Sometimes letting go is the only option
Given that I don’t have much of a head for heights—I get nervous and dizzy standing on tiptoe, and I am not much for the cold; I also swapped the Colorado Rockies for the Florida beaches—it’s perhaps a little strange that I have a thing for mountain climbing.
However, I have a mini-library of accounts of dramatic ascents. I’d never want to actually try it myself, but I’m fascinated by the lure of the summit, what it is that compels people to go up. A Christian climber-friend once told me that he believed there was a spiritual dimension to the pull of the peaks, something to do with the high places.
Be that as it may, there’s undoubtedly inspiration to be drawn from the challenge of scaling great heights. But the greatest lesson I’ve learned from my years of armchair Alpinism came not from a triumph, but from a disaster. Rather than a mountaintop salute, it was a mountainside surrender.
The story is told in the remarkable book Touching The Void. British climbers Joe Simpson and Simon Yates were descending from a successful summit in the Andes when Simpson fell, badly breaking a leg.

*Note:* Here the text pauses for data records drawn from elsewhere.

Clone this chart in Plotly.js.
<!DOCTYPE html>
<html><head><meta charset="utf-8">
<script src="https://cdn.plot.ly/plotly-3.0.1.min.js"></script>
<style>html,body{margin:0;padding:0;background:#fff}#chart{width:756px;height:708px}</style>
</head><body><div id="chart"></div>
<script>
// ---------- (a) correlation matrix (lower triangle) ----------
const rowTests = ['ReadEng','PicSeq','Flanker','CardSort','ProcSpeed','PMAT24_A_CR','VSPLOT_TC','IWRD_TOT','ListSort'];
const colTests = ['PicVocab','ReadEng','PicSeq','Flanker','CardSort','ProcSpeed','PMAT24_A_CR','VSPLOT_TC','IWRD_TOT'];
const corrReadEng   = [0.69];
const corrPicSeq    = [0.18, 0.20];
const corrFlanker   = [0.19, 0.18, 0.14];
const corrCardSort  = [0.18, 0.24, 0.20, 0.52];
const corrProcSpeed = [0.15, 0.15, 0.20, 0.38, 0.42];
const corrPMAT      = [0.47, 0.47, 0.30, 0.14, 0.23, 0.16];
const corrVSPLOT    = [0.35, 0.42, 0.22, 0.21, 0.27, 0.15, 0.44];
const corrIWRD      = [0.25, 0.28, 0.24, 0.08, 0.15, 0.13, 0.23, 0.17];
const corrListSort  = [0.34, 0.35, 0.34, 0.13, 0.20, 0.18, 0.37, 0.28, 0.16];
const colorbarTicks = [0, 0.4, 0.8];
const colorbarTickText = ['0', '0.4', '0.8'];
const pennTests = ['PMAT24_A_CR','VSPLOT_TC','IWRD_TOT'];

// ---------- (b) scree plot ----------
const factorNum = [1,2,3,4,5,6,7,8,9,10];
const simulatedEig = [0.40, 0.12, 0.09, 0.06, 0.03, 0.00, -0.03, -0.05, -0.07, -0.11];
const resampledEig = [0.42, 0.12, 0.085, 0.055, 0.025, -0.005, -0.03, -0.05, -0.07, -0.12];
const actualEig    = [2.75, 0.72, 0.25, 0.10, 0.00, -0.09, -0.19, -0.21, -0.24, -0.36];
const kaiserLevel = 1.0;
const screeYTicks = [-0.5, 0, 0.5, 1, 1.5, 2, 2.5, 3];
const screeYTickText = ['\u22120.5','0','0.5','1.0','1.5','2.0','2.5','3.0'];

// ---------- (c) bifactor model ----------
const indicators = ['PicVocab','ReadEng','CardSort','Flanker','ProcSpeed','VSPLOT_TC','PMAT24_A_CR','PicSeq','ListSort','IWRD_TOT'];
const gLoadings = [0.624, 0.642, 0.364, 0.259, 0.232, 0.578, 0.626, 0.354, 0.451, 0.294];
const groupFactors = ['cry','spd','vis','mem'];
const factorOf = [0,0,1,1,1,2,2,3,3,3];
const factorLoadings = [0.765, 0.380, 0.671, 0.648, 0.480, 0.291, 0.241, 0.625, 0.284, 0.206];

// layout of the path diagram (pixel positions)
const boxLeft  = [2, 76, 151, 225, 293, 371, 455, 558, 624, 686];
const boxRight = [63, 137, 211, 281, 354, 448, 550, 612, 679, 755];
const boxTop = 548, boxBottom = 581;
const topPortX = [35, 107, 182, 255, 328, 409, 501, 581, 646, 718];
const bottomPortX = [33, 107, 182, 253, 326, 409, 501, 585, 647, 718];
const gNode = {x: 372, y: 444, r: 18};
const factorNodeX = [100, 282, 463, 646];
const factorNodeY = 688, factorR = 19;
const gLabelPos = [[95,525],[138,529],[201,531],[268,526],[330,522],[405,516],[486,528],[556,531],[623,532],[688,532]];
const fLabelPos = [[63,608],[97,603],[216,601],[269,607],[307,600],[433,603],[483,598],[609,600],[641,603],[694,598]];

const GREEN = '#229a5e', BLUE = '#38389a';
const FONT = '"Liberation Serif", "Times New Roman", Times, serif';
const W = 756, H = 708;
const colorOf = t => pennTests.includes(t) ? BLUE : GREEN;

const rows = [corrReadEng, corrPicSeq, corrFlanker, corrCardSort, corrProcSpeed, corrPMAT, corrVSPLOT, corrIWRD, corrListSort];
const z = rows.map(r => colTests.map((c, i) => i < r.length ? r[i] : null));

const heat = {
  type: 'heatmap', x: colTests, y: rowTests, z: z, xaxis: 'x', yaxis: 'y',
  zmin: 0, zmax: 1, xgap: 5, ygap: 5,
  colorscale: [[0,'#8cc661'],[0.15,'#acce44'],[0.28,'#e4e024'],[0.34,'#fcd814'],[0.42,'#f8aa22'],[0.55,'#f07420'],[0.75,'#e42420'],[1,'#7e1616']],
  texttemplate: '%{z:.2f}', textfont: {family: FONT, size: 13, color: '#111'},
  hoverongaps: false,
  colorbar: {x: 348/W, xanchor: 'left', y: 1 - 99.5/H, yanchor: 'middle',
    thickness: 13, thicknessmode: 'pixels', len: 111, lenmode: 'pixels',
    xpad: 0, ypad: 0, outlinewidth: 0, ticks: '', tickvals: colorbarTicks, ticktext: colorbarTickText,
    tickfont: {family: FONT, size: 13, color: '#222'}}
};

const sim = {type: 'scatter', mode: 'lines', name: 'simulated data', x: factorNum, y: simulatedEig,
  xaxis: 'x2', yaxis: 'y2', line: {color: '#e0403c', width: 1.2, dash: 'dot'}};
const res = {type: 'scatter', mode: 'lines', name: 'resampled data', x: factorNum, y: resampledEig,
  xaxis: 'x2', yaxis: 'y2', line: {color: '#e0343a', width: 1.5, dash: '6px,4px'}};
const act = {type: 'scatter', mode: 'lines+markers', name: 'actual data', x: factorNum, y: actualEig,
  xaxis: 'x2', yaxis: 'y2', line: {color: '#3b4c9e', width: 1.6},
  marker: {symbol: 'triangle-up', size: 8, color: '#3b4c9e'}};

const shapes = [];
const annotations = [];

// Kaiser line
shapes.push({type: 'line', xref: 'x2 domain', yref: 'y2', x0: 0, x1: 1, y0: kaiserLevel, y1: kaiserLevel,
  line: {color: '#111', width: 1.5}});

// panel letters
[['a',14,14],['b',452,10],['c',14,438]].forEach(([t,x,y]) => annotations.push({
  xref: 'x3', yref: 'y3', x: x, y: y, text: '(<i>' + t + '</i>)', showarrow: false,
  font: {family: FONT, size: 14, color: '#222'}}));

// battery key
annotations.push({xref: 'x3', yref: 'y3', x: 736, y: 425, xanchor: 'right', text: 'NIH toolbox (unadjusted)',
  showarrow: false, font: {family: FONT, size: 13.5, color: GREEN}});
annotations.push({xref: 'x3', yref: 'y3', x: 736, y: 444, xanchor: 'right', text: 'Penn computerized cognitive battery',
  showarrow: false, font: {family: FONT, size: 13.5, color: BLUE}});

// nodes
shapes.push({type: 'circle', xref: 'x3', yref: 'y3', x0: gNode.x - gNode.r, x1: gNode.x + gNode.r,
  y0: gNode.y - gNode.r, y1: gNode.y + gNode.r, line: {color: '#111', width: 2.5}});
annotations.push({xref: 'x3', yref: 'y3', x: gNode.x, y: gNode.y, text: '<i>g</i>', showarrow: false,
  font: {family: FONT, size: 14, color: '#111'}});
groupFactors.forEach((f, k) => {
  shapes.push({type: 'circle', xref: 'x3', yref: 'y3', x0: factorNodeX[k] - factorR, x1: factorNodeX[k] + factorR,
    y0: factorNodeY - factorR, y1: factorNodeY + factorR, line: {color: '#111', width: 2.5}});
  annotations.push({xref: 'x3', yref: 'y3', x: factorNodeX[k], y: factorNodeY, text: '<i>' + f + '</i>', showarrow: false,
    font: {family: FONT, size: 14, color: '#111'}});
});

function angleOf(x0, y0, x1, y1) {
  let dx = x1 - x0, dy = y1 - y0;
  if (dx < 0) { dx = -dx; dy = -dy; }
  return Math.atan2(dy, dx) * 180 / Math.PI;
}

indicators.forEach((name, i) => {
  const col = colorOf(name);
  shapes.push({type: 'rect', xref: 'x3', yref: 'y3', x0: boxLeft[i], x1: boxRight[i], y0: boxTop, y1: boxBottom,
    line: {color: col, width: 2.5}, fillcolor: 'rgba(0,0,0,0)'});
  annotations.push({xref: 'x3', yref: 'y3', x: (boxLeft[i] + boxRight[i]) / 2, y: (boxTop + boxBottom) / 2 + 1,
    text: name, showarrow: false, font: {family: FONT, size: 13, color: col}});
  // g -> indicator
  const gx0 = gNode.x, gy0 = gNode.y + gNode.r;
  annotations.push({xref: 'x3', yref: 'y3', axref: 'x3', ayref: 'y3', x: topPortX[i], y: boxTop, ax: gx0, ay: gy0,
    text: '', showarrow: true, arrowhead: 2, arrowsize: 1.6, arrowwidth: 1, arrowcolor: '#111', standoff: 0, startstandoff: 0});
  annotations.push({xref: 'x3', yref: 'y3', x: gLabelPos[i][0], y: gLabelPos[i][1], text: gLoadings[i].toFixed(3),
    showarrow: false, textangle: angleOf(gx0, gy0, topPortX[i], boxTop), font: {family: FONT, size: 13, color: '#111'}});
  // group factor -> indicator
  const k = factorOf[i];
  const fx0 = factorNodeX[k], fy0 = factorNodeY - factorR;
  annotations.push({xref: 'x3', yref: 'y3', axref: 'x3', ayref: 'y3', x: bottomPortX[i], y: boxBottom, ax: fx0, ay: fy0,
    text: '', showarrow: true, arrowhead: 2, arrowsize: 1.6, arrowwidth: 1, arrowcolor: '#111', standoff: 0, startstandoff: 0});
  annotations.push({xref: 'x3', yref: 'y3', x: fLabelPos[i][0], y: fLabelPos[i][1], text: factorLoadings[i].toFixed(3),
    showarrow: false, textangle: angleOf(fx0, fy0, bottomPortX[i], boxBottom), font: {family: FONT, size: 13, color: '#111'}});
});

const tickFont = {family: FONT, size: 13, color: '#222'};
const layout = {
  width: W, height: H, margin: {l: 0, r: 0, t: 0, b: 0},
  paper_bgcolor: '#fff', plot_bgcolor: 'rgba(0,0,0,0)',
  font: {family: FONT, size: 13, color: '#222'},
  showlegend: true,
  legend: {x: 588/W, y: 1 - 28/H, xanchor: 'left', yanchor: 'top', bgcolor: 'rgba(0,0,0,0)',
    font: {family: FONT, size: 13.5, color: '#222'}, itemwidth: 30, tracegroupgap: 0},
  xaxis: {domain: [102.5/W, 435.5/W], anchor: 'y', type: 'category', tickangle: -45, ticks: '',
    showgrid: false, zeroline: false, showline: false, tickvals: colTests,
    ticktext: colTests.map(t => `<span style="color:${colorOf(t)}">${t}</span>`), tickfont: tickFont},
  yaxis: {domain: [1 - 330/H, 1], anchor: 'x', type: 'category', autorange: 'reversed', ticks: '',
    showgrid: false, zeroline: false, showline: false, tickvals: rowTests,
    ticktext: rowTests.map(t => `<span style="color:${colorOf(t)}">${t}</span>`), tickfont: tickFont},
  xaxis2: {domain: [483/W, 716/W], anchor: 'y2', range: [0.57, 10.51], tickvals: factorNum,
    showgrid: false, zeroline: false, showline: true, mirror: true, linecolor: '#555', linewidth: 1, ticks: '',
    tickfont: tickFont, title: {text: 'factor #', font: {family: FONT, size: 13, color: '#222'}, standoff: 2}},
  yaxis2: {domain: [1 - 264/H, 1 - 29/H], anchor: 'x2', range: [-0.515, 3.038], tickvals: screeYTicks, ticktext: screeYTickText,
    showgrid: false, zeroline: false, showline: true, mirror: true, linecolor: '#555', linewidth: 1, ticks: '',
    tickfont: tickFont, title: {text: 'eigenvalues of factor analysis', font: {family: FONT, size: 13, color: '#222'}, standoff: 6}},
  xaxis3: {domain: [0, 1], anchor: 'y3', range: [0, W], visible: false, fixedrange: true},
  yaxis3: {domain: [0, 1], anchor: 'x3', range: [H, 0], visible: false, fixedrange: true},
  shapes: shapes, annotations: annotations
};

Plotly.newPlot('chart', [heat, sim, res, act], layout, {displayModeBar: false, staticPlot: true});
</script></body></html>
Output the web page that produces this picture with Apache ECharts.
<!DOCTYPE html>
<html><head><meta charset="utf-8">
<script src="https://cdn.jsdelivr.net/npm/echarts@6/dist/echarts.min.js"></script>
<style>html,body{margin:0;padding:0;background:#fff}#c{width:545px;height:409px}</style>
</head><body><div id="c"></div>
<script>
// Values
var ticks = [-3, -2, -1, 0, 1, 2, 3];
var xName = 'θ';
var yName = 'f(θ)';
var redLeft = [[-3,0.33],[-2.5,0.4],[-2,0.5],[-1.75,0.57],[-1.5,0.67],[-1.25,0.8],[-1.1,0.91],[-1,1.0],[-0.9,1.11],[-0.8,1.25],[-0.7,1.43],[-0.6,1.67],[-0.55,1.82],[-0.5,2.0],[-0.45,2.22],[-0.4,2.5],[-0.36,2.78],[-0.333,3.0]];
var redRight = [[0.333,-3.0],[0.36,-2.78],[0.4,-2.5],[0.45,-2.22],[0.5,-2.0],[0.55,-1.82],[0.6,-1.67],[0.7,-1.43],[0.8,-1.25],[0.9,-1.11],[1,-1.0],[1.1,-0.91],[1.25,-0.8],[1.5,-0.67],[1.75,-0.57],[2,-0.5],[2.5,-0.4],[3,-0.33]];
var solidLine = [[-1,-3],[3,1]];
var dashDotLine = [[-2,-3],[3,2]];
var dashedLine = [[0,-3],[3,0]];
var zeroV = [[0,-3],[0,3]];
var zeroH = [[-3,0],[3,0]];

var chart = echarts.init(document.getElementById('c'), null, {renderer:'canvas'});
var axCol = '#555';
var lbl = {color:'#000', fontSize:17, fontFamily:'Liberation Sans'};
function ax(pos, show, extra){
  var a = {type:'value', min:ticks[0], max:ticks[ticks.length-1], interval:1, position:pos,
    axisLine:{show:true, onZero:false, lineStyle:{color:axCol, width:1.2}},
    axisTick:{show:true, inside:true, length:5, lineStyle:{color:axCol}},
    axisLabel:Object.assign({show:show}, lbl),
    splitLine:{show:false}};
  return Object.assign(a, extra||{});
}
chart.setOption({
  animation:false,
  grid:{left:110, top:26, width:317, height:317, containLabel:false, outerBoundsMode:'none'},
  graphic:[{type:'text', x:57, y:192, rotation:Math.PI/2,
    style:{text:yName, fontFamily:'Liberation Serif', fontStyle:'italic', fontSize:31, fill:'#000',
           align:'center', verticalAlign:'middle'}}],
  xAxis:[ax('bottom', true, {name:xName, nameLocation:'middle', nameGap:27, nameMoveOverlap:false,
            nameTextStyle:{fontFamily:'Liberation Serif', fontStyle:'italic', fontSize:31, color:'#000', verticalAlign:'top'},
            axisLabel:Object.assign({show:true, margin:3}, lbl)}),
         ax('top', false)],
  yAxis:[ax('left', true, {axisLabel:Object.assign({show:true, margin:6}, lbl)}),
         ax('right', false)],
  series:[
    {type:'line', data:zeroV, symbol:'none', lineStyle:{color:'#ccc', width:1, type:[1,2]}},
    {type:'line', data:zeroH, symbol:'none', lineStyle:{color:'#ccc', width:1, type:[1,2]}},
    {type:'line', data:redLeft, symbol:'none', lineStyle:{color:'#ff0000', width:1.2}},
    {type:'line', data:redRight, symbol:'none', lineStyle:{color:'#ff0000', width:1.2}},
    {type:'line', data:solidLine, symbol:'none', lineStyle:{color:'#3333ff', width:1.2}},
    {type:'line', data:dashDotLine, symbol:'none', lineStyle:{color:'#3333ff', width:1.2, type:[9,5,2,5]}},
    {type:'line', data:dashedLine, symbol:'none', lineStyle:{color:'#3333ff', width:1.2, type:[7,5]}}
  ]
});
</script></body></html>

Yates began lowering his disabled friend down the mountainside on a rope, as bad weather and darkness closed in. Then the rope went taut. Unable to see or hear, Yates didn’t know that Simpson had slipped over the edge of a cliff and was hanging there unable to move or help. All Yates knew was that he couldn’t pull his partner up. In fact, the dead weight was slowly dragging Yates down to the edge. He was going to fall, too, if they both did not freeze to death first.
Eventually Yates made the painful decision to do the only thing he could. He cut the rope. To find out what happened next, you need to read the book, or watch the documentary of the same name.
The South American drama came to mind when I was stuck on a personal mountainside, desperately holding onto a situation I wanted to change. But I finally realized that there was nothing I could do to make things different. Keeping a tight grip was just ignoring the reality that it was out of my hands. It was slowly sucking the life out of me. I had to let go.
Doing so wasn’t easy. Hearts, like cold fingers, get stiff. Each morning I’d get up and tell God I was cutting the rope. I’d mime the action with a small pocket knife. After a while I began to move slowly. In time I made it down safely. And, as in Touching The Void, I discovered that what we think is an end may be something else, something we’d never even dream.
2 Responses to “Sometimes letting go is the only option”
Sometimes a little nudge is all that’s need to get me moving. Sometimes a cattle prod is necessary. Not sure which this little note today will turn out to be. Nevertheless, thanks, I needed that.
Andy, I keep coming back to this–re-reading it. It seems with this one, you have crawled inside my head. Letting go of some things is so incredibly, unbelievably difficult. but you know that, huh?